I have a web server which saves cache files and keeps them for 7 days. The file names are md5 hashes, i.e. exactly 32 hex characters long, and are being kept in a tree structure that looks like this:
00/
00/
00000ae9355e59a3d8a314a5470753d8
.
.
00/
01/
You get the idea.
My problem is that deleting old files is taking a really long time. I have a daily cron job that runs
find cache/ -mtime +7 -type f -delete
which takes more than half a day to complete. I worry about scalability and the effect this has on the performance of the server. Additionally, the cache directory is now a black hole in my system, trapping the occasional innocent du or find.
The standard solution to LRU cache is some sort of a heap. Is there a way to scale this to the filesystem level?
Is there some other way to implement this in a way which makes it easier to manage?
Here are ideas I considered:
Create 7 top directories, one for each week day, and empty one directory every day. This increases the seek time for a cache file 7-fold, makes it really complicated when a file is overwritten, and I'm not sure what it will do to the deletion time.
Save the files as blobs in a MySQL table with indexes on name and date. This seemed promising, but in practice it's always been much slower than FS. Maybe I'm not doing it right.
Any ideas?
When you store a file, make a symbolic link to a second directory structure that is organized by date, not by name.
Retrieve your files using the "name" structure, delete them using the "date" structure.
Assuming this is ext2/3 have you tried adding in the indexed directories? When you have a large number of files in any particular directory the lookup will be painfully slow to delete something.
use tune2fs -o dir_index to enable the dir_index option.
When mounting a file system, make sure to use noatime option, which stops the OS from updating access time information for the directories (still needs to modify them).
Looking at the original post it seems as though you only have 2 levels of indirection to the files, which means that you can have a huge number of files in the leaf directories. When there are more than a million entries in these you will find that searches and changes are terribly slow. An alternative is to use a deeper hierarchy of directories, reducing the number of items in any particular directory, therefore reducing the cost of search and updates to the particular individual directory.
Reiserfs is relatively efficient at handling small files. Did you try different Linux file systems? I'm not sure about delete performance - you can consider formatting (mkfs) as a substitute for individual file deletion.
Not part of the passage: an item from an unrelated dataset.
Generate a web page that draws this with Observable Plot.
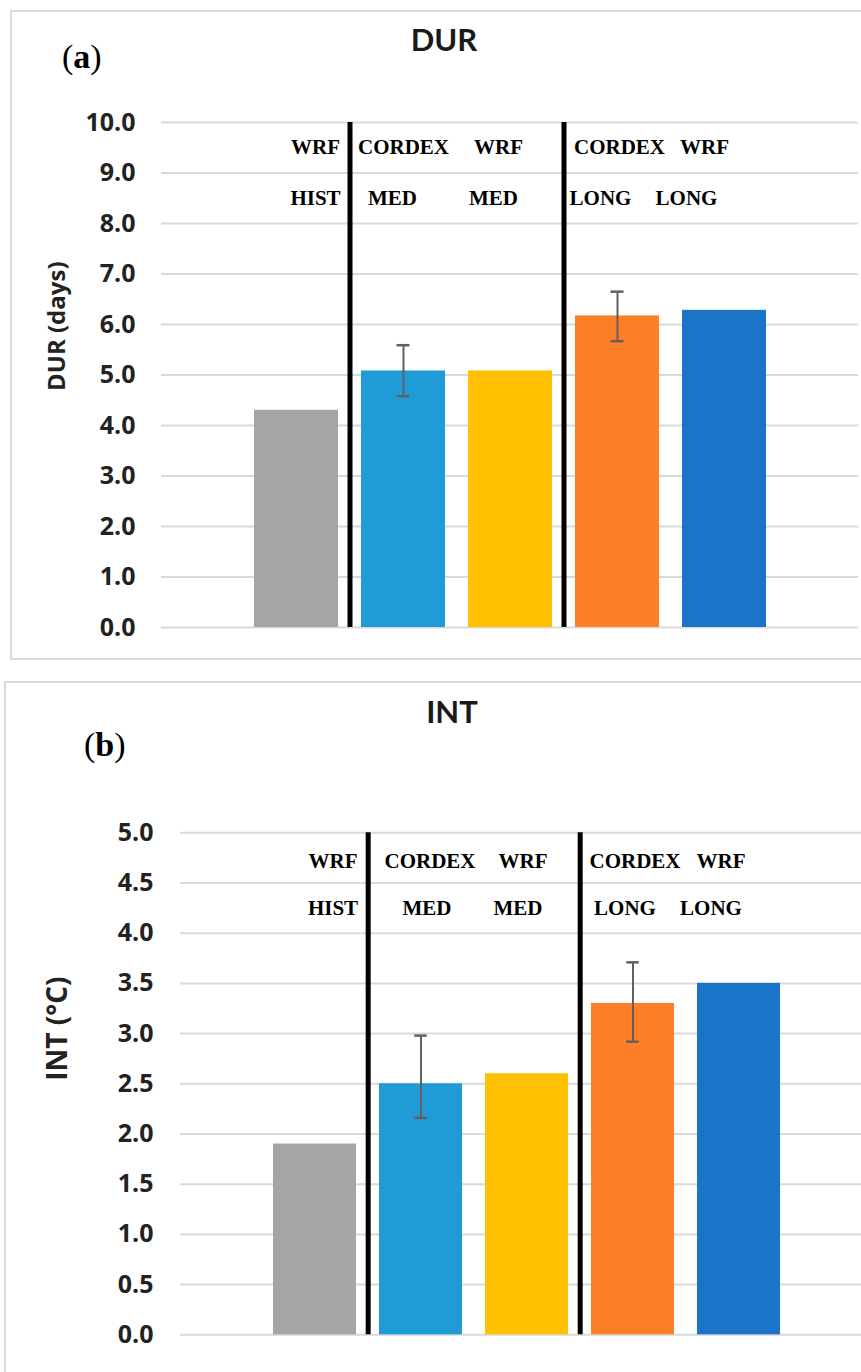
<!DOCTYPE html>
<html><head><meta charset="utf-8">
<script src="https://cdn.jsdelivr.net/npm/d3@7"></script>
<script src="https://cdn.jsdelivr.net/npm/@observablehq/plot@0.6"></script>
<style>
html,body{margin:0;padding:0;background:#fff;}
#page{position:relative;width:861px;height:1372px;overflow:hidden;background:#fff;}
.box{position:absolute;border:2px solid #d9d9d9;box-sizing:border-box;}
.title{position:absolute;font-family:Lato;font-weight:700;font-size:31px;line-height:31px;color:#1a1a1a;text-align:center;width:200px;}
.panel{position:absolute;font-family:"Liberation Serif";font-size:34px;line-height:34px;color:#000;white-space:nowrap;}
.chart{position:absolute;left:0;}
</style></head><body><div id="page">
<div class="box" style="left:10px;top:10px;width:880px;height:650px"></div>
<div class="box" style="left:4px;top:681px;width:900px;height:800px"></div>
<div class="panel" style="left:62px;top:40px">(<b>a</b>)</div>
<div class="title" style="left:344px;top:24px">DUR</div>
<div class="panel" style="left:84px;top:728px">(<b>b</b>)</div>
<div class="title" style="left:352px;top:696px">INT</div>
<div class="chart" id="chartA" style="top:100px"></div>
<div class="chart" id="chartB" style="top:800px"></div>
</div>
<script>
// ---- data ----
const categories = ["WRF HIST", "CORDEX MED", "WRF MED", "CORDEX LONG", "WRF LONG"];
const topLabels = ["WRF", "CORDEX", "WRF", "CORDEX", "WRF"];
const bottomLabels = ["HIST", "MED", "MED", "LONG", "LONG"];
const barColors = ["#A5A5A5", "#1F9BD7", "#FFC000", "#FF7F27", "#1A75C8"];

const durValues = [4.30, 5.08, 5.08, 6.17, 6.28];
const durErrLow = [null, 4.58, null, 5.67, null];
const durErrHigh = [null, 5.59, null, 6.65, null];

const intValues = [1.90, 2.50, 2.60, 3.30, 3.50];
const intErrLow = [null, 2.16, null, 2.92, null];
const intErrHigh = [null, 2.98, null, 3.71, null];

// ---- layout constants ----
const shiftA = {top: [19, 0, -12, 2, -20], bottom: [19, -11, -17, -17, -38]};
const shiftB = {top: [18, 9, -4, 2, -18], bottom: [18, 6, -9, -8, -28]};

function makeChart(o) {
  const rows = categories.map((c, i) => ({cat: c, value: o.values[i], lo: o.errLow[i], hi: o.errHigh[i]}));
  const errRows = rows.filter(r => r.lo != null);
  const pad = 0.215;
  const step = (o.xRange[1] - o.xRange[0]) / (categories.length - pad);
  const bw = step * (1 - pad);
  const capInset = (bw - 13) / 2;
  const labelMarks = [];
  categories.forEach((c, i) => {
    labelMarks.push(Plot.text([topLabels[i]], {x: () => c, y: () => o.rowY[0], text: d => d, dx: o.shift.top[i],
      fontFamily: "Liberation Serif", fontWeight: 700, fontSize: 21, fill: "#000"}));
    labelMarks.push(Plot.text([bottomLabels[i]], {x: () => c, y: () => o.rowY[1], text: d => d, dx: o.shift.bottom[i],
      fontFamily: "Liberation Serif", fontWeight: 700, fontSize: 21, fill: "#000"}));
  });
  return Plot.plot({
    width: 861,
    height: o.height,
    marginTop: o.mt, marginBottom: o.mb, marginLeft: o.ml, marginRight: o.mr,
    style: {background: "transparent", fontFamily: "'Open Sans'", fontSize: "25px", fontWeight: 700, color: "#222", overflow: "visible"},
    x: {domain: categories, range: o.xRange, paddingInner: pad, paddingOuter: 0, axis: null},
    y: {domain: [0, o.yMax], ticks: 10, tickFormat: d3.format(".1f"), tickSize: 0, tickPadding: o.tickPad, label: null},
    color: {domain: categories, range: barColors},
    marks: [
      Plot.ruleY(d3.range(0, o.yMax + 1e-9, o.yMax / 10), {stroke: "#d9d9d9", strokeWidth: 2}),
      Plot.barY(rows, {x: "cat", y: "value", fill: "cat"}),
      Plot.ruleX([categories[0], categories[2]], {y1: 0, y2: o.yMax, stroke: "#000", strokeWidth: 5, dx: step / 2}),
      Plot.ruleX(errRows, {x: "cat", y1: "lo", y2: "hi", stroke: "#606060", strokeWidth: 2}),
      Plot.tickY(errRows, {x: "cat", y: "lo", stroke: "#606060", strokeWidth: 2.5, insetLeft: capInset, insetRight: capInset}),
      Plot.tickY(errRows, {x: "cat", y: "hi", stroke: "#606060", strokeWidth: 2.5, insetLeft: capInset, insetRight: capInset}),
      ...labelMarks,
      Plot.text([o.yLabel], {frameAnchor: "left", rotate: -90, dx: o.labelDx, dy: o.labelDy,
        fontFamily: "'Open Sans'", fontWeight: 700, fontSize: o.yLabelSize, fill: "#222"})
    ]
  });
}

document.getElementById("chartA").append(makeChart({
  values: durValues, errLow: durErrLow, errHigh: durErrHigh, yMax: 10,
  height: 550, mt: 22, mb: 23, ml: 161, mr: 3, tickPad: 26,
  xRange: [254, 766], rowY: [9.5, 8.5], shift: shiftA,
  yLabel: "DUR (days)", yLabelSize: 24, labelDx: -104, labelDy: 16
}));
document.getElementById("chartB").append(makeChart({
  values: intValues, errLow: intErrLow, errHigh: intErrHigh, yMax: 5,
  height: 560, mt: 32.3, mb: 25.7, ml: 180, mr: 0, tickPad: 27,
  xRange: [272, 781], rowY: [4.72, 4.25], shift: shiftB,
  yLabel: "INT (°C)", yLabelSize: 28, labelDx: -122.5, labelDy: -3
}));
</script>
</body></html>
For example, you can create a different file system (cache1, cache2, ...) for each weekday.
How about this:
Have another folder called, say, "ToDelete"
When you add a new item, get today's date and look for a subfolder in "ToDelete" that has a name indicative of the current date
If it's not there, create it
Add a symbolic link to the item you've created in today's folder
Create a cron job that goes to the folder in "ToDelete" which is of the correct date and delete all the folders that are linked.
Delete the folder which contained all the links.
How about having a table in your database that uses the hash as the key. The other field would then be the name of the file. That way the file can be stored in a date-related fashion for fast deletion, and the database can be used for finding that file's location based on the hash in a fast fashion.